**Source material**
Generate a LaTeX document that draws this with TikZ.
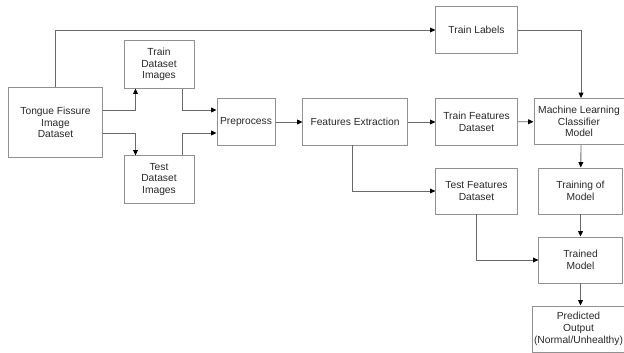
\documentclass[tikz,border=0pt]{standalone}
\usepackage{fontspec}
\setmainfont{Liberation Sans}
\usepackage{xcolor}
\usepackage{tikz}
\usetikzlibrary{arrows.meta,positioning,calc}
\definecolor{boxgray}{RGB}{145,145,145}
\definecolor{wiregray}{RGB}{105,105,105}
\definecolor{txtgray}{RGB}{40,40,40}
\newcommand{\boxfont}{\fontsize{7.3}{8.4}\selectfont}

\begin{document}
\begin{tikzpicture}[x=0.025cm,y=-0.025cm,
  blk/.style={draw=boxgray,line width=0.7pt,rectangle,align=center,
    inner sep=1pt,text=txtgray,font=\boxfont,minimum height=1.15cm},
  wire/.style={draw=wiregray,line width=0.6pt,
    -{Triangle[length=3.8pt,width=3.4pt,color=black]}}]
\useasboundingbox (0,0) rectangle (624,353);
\node[blk,minimum width=2.33cm,minimum height=1.73cm] (tongue) at (55.5,122.5)
  {Tongue Fissure\\Image\\Dataset};
\node[blk,minimum width=1.75cm,minimum height=1.18cm] (trainimg) at (159,64.5)
  {Train\\Dataset\\Images};
\node[blk,minimum width=1.75cm,minimum height=1.18cm] (testimg) at (159,179.5)
  {Test\\Dataset\\Images};
\node[blk,minimum width=1.45cm] (prep) at (246,122) {Preprocess};
\node[blk,minimum width=2.6cm] (feat) at (355,122) {Features Extraction};
\node[blk,minimum width=2.03cm] (trainlab) at (476.5,30) {Train Labels};
\node[blk,minimum width=2.03cm] (trainfeat) at (476.5,122)
  {Train Features\\Dataset};
\node[blk,minimum width=2.25cm] (ml) at (579,121.5)
  {Machine Learning\\Classifier\\Model};
\node[blk,minimum width=2.03cm] (testfeat) at (476.5,191)
  {Test Features\\Dataset};
\node[blk,minimum width=2.08cm] (training) at (580.5,191)
  {Training of\\Model};
\node[blk,minimum width=2.08cm] (trained) at (580.5,260)
  {Trained\\Model};
\node[blk,minimum width=2.25cm] (pred) at (578.5,329)
  {Predicted\\Output\\(Normal/Unhealthy)};

% split of the dataset
\draw[wire] (tongue.north) |- (trainlab.west);
\draw[wire] ($(tongue.east)+(0,-12.5)$) -| ($(trainimg.south west)+(12,0)$);
\draw[wire] ($(tongue.east)+(0,10.5)$) -| ($(testimg.north west)+(12,0)$);
\draw[wire] ($(trainimg.south east)+(-12,0)$) |- ($(prep.west)+(0,-12)$);
\draw[wire] ($(testimg.north east)+(-12,0)$) |- ($(prep.west)+(0,11)$);
% main chain
\draw[wire] (prep) -- (feat);
\draw[wire] (feat) -- (trainfeat);
\draw[wire] (trainfeat) -- (ml);
\draw[wire] ($(feat.south)+(-3,0)$) |- (testfeat.west);
\draw[wire] (trainlab.east) -| ($(ml.north)+(2,0)$);
\draw[wire] ($(ml.south)+(2,0)$) -- (training);
\draw[wire] (training) -- (trained);
\draw[wire] (trained.south) -- ($(pred.north)+(2,0)$);
\draw[wire] (testfeat.south) |- (trained.west);
\end{tikzpicture}
\end{document}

**Directions for this task**
Copy each line above precisely, dropping the pictures.

**Full solution**
Generate a LaTeX document that draws this with TikZ.
\documentclass[tikz,border=0pt]{standalone}
\usepackage{fontspec}
\setmainfont{Liberation Sans}
\usepackage{xcolor}
\usepackage{tikz}
\usetikzlibrary{arrows.meta,positioning,calc}
\definecolor{boxgray}{RGB}{145,145,145}
\definecolor{wiregray}{RGB}{105,105,105}
\definecolor{txtgray}{RGB}{40,40,40}
\newcommand{\boxfont}{\fontsize{7.3}{8.4}\selectfont}

\begin{document}
\begin{tikzpicture}[x=0.025cm,y=-0.025cm,
  blk/.style={draw=boxgray,line width=0.7pt,rectangle,align=center,
    inner sep=1pt,text=txtgray,font=\boxfont,minimum height=1.15cm},
  wire/.style={draw=wiregray,line width=0.6pt,
    -{Triangle[length=3.8pt,width=3.4pt,color=black]}}]
\useasboundingbox (0,0) rectangle (624,353);
\node[blk,minimum width=2.33cm,minimum height=1.73cm] (tongue) at (55.5,122.5)
  {Tongue Fissure\\Image\\Dataset};
\node[blk,minimum width=1.75cm,minimum height=1.18cm] (trainimg) at (159,64.5)
  {Train\\Dataset\\Images};
\node[blk,minimum width=1.75cm,minimum height=1.18cm] (testimg) at (159,179.5)
  {Test\\Dataset\\Images};
\node[blk,minimum width=1.45cm] (prep) at (246,122) {Preprocess};
\node[blk,minimum width=2.6cm] (feat) at (355,122) {Features Extraction};
\node[blk,minimum width=2.03cm] (trainlab) at (476.5,30) {Train Labels};
\node[blk,minimum width=2.03cm] (trainfeat) at (476.5,122)
  {Train Features\\Dataset};
\node[blk,minimum width=2.25cm] (ml) at (579,121.5)
  {Machine Learning\\Classifier\\Model};
\node[blk,minimum width=2.03cm] (testfeat) at (476.5,191)
  {Test Features\\Dataset};
\node[blk,minimum width=2.08cm] (training) at (580.5,191)
  {Training of\\Model};
\node[blk,minimum width=2.08cm] (trained) at (580.5,260)
  {Trained\\Model};
\node[blk,minimum width=2.25cm] (pred) at (578.5,329)
  {Predicted\\Output\\(Normal/Unhealthy)};

% split of the dataset
\draw[wire] (tongue.north) |- (trainlab.west);
\draw[wire] ($(tongue.east)+(0,-12.5)$) -| ($(trainimg.south west)+(12,0)$);
\draw[wire] ($(tongue.east)+(0,10.5)$) -| ($(testimg.north west)+(12,0)$);
\draw[wire] ($(trainimg.south east)+(-12,0)$) |- ($(prep.west)+(0,-12)$);
\draw[wire] ($(testimg.north east)+(-12,0)$) |- ($(prep.west)+(0,11)$);
% main chain
\draw[wire] (prep) -- (feat);
\draw[wire] (feat) -- (trainfeat);
\draw[wire] (trainfeat) -- (ml);
\draw[wire] ($(feat.south)+(-3,0)$) |- (testfeat.west);
\draw[wire] (trainlab.east) -| ($(ml.north)+(2,0)$);
\draw[wire] ($(ml.south)+(2,0)$) -- (training);
\draw[wire] (training) -- (trained);
\draw[wire] (trained.south) -- ($(pred.north)+(2,0)$);
\draw[wire] (testfeat.south) |- (trained.west);
\end{tikzpicture}
\end{document}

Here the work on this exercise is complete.